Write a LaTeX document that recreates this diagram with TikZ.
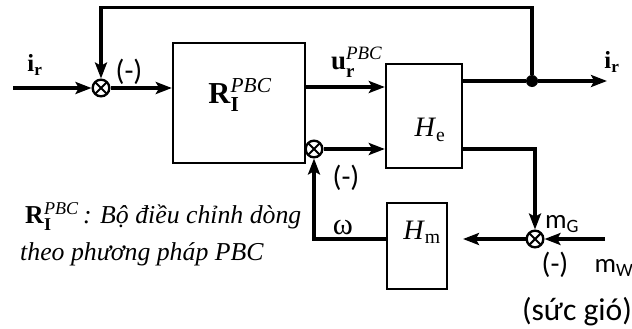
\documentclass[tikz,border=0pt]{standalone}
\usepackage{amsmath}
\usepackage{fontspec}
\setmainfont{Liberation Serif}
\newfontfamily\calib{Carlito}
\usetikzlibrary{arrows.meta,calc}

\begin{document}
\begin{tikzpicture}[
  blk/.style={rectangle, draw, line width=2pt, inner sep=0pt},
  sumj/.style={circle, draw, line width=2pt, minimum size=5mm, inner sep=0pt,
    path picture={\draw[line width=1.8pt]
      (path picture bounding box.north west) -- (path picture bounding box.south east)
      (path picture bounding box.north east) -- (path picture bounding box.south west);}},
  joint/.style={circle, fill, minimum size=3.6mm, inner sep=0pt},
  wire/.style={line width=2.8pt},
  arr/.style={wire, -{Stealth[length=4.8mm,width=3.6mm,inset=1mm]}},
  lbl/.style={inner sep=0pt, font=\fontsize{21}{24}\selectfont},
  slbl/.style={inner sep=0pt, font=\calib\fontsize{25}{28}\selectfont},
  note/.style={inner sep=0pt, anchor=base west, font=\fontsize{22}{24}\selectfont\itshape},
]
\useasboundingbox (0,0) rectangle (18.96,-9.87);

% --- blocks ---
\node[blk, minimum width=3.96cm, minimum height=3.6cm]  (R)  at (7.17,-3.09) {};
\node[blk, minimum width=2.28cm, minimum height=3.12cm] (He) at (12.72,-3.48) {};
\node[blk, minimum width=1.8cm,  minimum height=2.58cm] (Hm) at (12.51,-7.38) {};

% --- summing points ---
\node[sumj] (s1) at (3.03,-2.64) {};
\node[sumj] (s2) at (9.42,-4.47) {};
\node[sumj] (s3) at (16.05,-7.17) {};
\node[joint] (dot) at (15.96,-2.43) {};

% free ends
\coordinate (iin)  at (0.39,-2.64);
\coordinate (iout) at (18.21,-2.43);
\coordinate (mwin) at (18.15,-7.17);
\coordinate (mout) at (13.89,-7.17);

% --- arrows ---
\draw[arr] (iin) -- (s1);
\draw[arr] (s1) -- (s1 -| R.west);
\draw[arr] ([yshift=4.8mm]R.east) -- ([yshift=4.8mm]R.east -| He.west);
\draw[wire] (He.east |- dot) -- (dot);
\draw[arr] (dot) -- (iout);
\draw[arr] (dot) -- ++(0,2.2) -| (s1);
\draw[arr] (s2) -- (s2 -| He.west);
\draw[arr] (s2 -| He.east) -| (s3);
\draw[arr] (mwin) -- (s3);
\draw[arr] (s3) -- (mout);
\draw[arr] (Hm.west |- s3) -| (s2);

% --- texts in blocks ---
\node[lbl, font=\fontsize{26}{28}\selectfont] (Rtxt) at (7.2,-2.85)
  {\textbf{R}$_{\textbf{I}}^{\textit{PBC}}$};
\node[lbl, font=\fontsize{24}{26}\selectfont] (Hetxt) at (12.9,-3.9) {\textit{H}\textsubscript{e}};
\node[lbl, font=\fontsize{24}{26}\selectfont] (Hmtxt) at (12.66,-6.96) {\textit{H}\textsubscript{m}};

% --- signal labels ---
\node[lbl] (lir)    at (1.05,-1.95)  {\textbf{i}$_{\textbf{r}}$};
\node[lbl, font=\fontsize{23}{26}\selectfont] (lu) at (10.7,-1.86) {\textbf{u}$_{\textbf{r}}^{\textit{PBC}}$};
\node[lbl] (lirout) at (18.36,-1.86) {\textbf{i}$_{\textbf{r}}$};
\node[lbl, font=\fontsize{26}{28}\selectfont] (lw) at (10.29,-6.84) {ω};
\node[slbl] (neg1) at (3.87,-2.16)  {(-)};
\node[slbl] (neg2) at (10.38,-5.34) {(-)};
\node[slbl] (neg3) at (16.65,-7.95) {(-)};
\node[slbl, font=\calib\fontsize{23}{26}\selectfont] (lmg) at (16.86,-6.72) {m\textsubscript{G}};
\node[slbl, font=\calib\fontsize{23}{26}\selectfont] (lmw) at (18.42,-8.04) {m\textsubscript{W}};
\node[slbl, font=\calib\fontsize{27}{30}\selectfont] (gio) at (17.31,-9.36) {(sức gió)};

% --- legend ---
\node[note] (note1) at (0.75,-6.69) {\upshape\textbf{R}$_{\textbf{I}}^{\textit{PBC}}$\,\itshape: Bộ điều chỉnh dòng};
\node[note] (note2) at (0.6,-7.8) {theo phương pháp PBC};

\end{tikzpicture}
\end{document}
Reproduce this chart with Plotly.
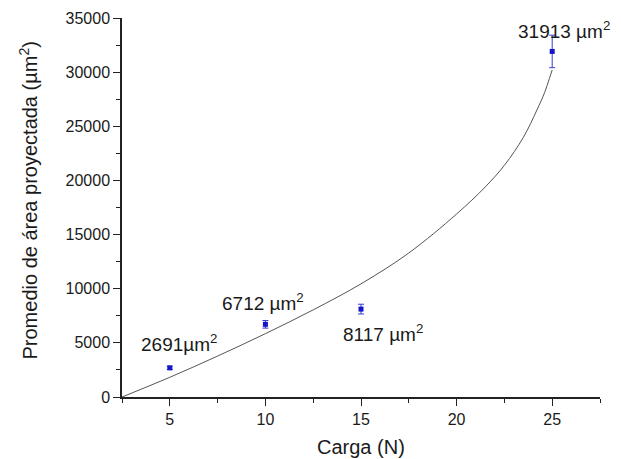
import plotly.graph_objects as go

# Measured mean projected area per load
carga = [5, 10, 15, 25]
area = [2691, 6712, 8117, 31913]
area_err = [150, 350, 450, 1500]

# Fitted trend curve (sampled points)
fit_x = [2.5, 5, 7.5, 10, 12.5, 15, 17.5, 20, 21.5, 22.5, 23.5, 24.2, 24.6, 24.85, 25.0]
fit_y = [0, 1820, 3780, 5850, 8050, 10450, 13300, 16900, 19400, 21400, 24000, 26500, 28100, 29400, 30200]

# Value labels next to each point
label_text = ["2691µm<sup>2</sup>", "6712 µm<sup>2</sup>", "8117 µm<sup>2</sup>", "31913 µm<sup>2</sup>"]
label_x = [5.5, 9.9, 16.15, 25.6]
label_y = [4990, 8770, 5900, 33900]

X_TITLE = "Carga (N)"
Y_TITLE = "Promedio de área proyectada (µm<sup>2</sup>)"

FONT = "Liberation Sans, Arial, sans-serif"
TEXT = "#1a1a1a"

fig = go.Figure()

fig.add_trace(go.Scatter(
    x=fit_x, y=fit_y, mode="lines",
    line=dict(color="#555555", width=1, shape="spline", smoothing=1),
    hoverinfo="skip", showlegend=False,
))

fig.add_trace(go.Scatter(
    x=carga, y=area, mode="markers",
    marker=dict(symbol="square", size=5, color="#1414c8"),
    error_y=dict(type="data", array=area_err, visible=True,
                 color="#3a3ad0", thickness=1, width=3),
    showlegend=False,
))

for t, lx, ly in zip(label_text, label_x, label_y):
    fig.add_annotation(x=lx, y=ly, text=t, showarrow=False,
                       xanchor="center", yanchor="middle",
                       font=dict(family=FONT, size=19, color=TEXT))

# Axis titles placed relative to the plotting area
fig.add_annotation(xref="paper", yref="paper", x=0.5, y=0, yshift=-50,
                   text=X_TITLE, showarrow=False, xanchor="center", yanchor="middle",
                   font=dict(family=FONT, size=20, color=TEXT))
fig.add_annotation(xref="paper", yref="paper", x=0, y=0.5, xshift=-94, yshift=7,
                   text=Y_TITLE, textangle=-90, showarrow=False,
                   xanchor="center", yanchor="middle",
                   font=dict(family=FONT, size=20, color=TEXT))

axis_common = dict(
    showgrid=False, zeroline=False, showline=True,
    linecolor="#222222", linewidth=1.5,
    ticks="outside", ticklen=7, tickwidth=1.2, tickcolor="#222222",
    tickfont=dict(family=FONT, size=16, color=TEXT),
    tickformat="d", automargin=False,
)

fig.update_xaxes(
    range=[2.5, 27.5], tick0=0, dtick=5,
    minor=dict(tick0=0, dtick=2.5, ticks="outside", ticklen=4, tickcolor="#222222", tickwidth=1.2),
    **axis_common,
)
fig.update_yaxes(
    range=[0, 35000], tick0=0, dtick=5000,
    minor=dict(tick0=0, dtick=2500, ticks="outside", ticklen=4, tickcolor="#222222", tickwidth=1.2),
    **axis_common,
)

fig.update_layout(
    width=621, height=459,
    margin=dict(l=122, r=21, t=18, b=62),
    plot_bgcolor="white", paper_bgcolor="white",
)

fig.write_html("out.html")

★ ★ ★ ★ ★

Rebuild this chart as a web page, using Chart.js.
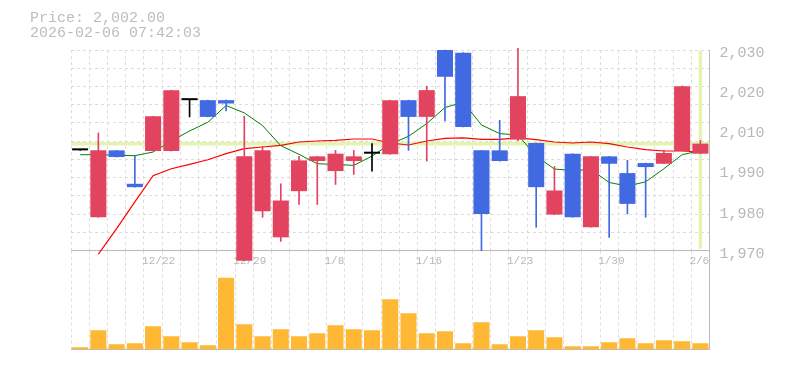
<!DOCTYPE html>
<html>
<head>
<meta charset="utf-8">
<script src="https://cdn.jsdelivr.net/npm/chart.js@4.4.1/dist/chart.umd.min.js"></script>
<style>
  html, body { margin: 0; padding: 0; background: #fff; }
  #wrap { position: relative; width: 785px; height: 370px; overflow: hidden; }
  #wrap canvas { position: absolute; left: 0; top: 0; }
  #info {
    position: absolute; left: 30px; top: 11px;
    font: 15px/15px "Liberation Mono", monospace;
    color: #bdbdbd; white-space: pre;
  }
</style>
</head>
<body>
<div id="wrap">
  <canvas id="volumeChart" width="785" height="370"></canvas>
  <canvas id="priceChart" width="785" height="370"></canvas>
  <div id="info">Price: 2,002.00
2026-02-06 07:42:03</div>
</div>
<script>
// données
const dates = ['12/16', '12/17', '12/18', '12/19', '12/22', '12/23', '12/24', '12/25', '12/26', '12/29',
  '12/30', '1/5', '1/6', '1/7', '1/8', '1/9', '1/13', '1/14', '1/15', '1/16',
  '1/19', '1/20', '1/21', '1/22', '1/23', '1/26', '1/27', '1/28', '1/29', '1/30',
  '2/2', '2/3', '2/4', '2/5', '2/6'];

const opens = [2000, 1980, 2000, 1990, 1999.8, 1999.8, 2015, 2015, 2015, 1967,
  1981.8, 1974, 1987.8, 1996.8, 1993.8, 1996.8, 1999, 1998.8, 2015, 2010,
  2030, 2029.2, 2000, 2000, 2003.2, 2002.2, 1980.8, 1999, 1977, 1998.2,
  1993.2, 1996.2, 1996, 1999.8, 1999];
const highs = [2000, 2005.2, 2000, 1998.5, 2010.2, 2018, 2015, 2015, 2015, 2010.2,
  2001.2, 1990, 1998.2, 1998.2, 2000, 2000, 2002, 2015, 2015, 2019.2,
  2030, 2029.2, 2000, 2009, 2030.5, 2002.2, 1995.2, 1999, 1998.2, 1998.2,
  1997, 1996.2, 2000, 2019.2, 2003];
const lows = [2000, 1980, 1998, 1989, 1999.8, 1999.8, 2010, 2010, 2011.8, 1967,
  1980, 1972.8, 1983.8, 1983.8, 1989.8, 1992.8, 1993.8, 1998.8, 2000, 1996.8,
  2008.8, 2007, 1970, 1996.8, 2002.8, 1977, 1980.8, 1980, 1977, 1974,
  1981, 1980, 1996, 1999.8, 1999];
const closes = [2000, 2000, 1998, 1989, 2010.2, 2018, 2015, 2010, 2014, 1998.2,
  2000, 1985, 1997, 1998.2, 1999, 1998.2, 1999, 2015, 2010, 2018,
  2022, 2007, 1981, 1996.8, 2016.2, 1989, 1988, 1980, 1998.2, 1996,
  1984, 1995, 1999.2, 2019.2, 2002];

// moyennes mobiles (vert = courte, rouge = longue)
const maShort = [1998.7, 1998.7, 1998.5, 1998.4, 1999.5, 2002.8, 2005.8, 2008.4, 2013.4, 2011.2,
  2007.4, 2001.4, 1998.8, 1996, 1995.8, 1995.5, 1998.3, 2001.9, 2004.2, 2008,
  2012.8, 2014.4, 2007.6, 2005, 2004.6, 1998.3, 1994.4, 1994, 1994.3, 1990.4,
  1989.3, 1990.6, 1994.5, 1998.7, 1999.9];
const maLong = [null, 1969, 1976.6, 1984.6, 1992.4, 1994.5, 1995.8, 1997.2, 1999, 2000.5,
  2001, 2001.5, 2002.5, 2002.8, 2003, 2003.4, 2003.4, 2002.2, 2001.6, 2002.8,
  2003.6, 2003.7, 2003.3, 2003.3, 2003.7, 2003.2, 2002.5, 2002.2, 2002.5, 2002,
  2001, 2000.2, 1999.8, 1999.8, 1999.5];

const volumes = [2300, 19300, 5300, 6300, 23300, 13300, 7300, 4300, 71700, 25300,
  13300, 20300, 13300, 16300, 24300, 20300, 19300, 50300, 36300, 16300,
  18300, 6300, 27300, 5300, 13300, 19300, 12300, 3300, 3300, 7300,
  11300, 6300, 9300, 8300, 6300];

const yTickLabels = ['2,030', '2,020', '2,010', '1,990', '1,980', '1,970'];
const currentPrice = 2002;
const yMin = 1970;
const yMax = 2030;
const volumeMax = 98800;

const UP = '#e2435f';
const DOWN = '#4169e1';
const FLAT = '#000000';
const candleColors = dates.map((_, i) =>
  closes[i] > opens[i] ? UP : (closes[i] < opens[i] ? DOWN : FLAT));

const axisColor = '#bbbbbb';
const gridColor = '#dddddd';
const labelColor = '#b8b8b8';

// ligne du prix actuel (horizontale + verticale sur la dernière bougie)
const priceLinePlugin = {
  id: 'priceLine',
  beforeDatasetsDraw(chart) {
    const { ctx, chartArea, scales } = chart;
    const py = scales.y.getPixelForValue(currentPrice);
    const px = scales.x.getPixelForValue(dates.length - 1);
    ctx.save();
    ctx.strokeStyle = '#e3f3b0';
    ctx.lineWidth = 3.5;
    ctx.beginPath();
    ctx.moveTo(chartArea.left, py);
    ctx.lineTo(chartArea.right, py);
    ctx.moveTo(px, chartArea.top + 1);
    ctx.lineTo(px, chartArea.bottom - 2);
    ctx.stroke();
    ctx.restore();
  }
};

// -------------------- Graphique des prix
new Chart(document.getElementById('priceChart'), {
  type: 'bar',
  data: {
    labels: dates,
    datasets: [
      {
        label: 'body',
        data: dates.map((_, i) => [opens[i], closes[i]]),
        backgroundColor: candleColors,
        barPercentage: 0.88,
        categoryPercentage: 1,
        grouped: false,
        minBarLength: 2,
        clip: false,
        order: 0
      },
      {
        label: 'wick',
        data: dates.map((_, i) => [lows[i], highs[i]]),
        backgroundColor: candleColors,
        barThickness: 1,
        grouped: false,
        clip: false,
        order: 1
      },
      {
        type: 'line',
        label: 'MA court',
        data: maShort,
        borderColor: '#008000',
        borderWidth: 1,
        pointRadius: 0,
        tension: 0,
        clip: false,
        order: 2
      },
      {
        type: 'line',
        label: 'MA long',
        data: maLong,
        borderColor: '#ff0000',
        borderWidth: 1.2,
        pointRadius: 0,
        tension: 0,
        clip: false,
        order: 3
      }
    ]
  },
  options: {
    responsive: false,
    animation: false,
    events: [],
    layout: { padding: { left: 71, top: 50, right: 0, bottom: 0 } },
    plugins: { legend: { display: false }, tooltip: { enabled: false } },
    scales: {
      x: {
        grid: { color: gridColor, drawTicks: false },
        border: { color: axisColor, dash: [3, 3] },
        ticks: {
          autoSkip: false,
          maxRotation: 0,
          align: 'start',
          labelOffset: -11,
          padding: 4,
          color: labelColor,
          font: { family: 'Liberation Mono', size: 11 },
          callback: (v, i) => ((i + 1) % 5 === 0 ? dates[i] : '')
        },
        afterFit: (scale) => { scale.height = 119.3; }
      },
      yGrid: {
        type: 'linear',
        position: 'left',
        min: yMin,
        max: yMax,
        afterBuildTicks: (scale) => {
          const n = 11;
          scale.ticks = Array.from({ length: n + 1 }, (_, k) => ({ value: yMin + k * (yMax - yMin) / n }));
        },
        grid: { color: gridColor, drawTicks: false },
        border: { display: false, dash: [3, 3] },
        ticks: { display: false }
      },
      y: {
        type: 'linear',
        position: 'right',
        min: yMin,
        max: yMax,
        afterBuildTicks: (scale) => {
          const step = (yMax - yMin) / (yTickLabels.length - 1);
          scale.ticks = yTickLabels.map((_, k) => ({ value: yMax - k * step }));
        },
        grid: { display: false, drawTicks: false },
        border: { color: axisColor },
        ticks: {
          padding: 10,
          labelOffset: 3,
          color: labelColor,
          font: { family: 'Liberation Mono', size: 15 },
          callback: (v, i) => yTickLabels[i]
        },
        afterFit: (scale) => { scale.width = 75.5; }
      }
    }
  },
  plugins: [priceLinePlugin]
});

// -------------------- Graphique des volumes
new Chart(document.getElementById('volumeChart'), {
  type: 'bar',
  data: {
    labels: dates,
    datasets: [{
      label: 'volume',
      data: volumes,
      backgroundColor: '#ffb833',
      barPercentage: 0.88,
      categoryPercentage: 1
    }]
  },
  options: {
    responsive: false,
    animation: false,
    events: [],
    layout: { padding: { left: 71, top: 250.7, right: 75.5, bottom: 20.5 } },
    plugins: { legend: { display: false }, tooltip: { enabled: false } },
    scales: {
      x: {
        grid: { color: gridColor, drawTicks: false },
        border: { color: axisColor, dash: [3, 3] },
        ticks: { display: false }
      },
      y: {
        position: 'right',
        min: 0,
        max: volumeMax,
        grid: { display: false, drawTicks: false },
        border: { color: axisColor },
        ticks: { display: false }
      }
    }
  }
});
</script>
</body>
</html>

★ ★ ★ ★ ★

INSTRUCTIONS TO FOLLOW :: Only the lines starting at the line with "Reproduce this chart with Plotly." and ending at the line with "fig = go.Figure()" should be printed again, exactly and with both ends kept; omit the pictures.

CORRECT RESULT ::
Reproduce this chart with Plotly.
import plotly.graph_objects as go

# Measured mean projected area per load
carga = [5, 10, 15, 25]
area = [2691, 6712, 8117, 31913]
area_err = [150, 350, 450, 1500]

# Fitted trend curve (sampled points)
fit_x = [2.5, 5, 7.5, 10, 12.5, 15, 17.5, 20, 21.5, 22.5, 23.5, 24.2, 24.6, 24.85, 25.0]
fit_y = [0, 1820, 3780, 5850, 8050, 10450, 13300, 16900, 19400, 21400, 24000, 26500, 28100, 29400, 30200]

# Value labels next to each point
label_text = ["2691µm<sup>2</sup>", "6712 µm<sup>2</sup>", "8117 µm<sup>2</sup>", "31913 µm<sup>2</sup>"]
label_x = [5.5, 9.9, 16.15, 25.6]
label_y = [4990, 8770, 5900, 33900]

X_TITLE = "Carga (N)"
Y_TITLE = "Promedio de área proyectada (µm<sup>2</sup>)"

FONT = "Liberation Sans, Arial, sans-serif"
TEXT = "#1a1a1a"

fig = go.Figure()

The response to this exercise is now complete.